The African roots of Christianity will be one of the topics discussed at this year’s convention, and I understand the theologian Thomas Oden will be addressing the event via Skype. Could you talk about the importance of this and what the church needs to understand about the church’s historic African connection?

So-called Black evangelicalism has existed for over two-millennia. Those roots are found in the Black/African peoples of the New Testament, and in the early African church of the second century A.D. and beyond. Tom Oden and the Center for Early African Christianity have been doing a premier, paradigm-shifting work in demonstrating, in the words of Oden’s book, How Africa Shaped the Christian Mind.

As Black peoples, we must look back to the earliest stages of the Christian faith to discover how God worked through and used African people and African Church Fathers in His work of salvation and redemption. We must discover how they wed their faith to their culture in ways that were positive and made tremendous contributions to the Christian faith worldwide. From the second century onward, the Christian faith first spread from south in Africa to north in Asia and Europe. NBEA’s Institute for Black Evangelical Thought and Action will explore these topics and more at the convention.

What else can people look forward to at the convention?

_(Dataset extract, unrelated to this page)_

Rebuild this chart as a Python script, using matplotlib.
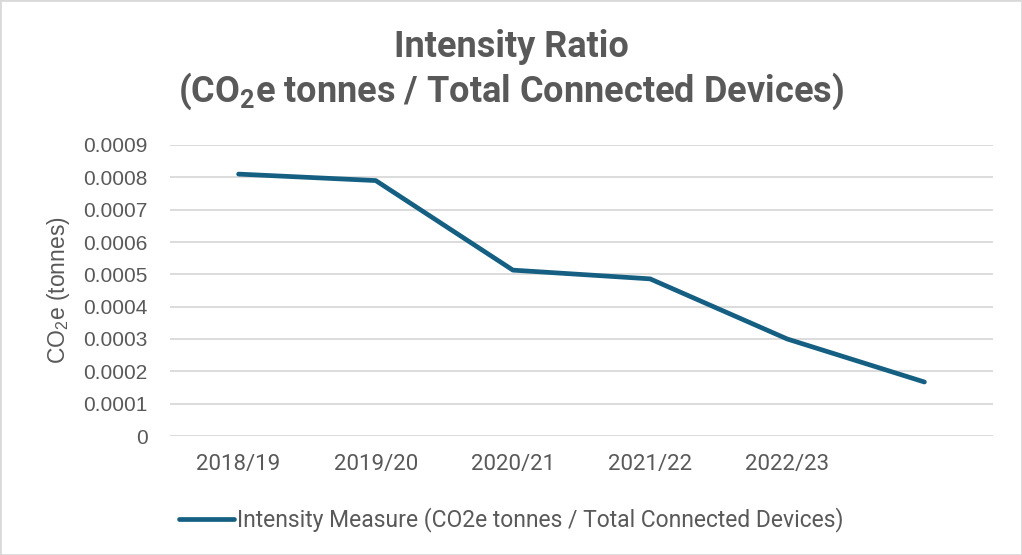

Prayer, fellowship, food, networking, information, celebration, book signings, workshops, preaching, teaching, mission-opportunities, and much more happen next week. We invite all: Blacks and non-Blacks, women and men, youth and young adults, pastors and laypeople, churches and organizations, professionals and non-professionals, missionaries and sending agencies, community workers and global partners — we invite all who desire to strengthen themselves in holistically sharing the Gospel of Christ with their Brothers and Sisters in the Christian faith. Together, we want to “Reclaim Our Heritage” as we “Fulfill Christ’s Mission.”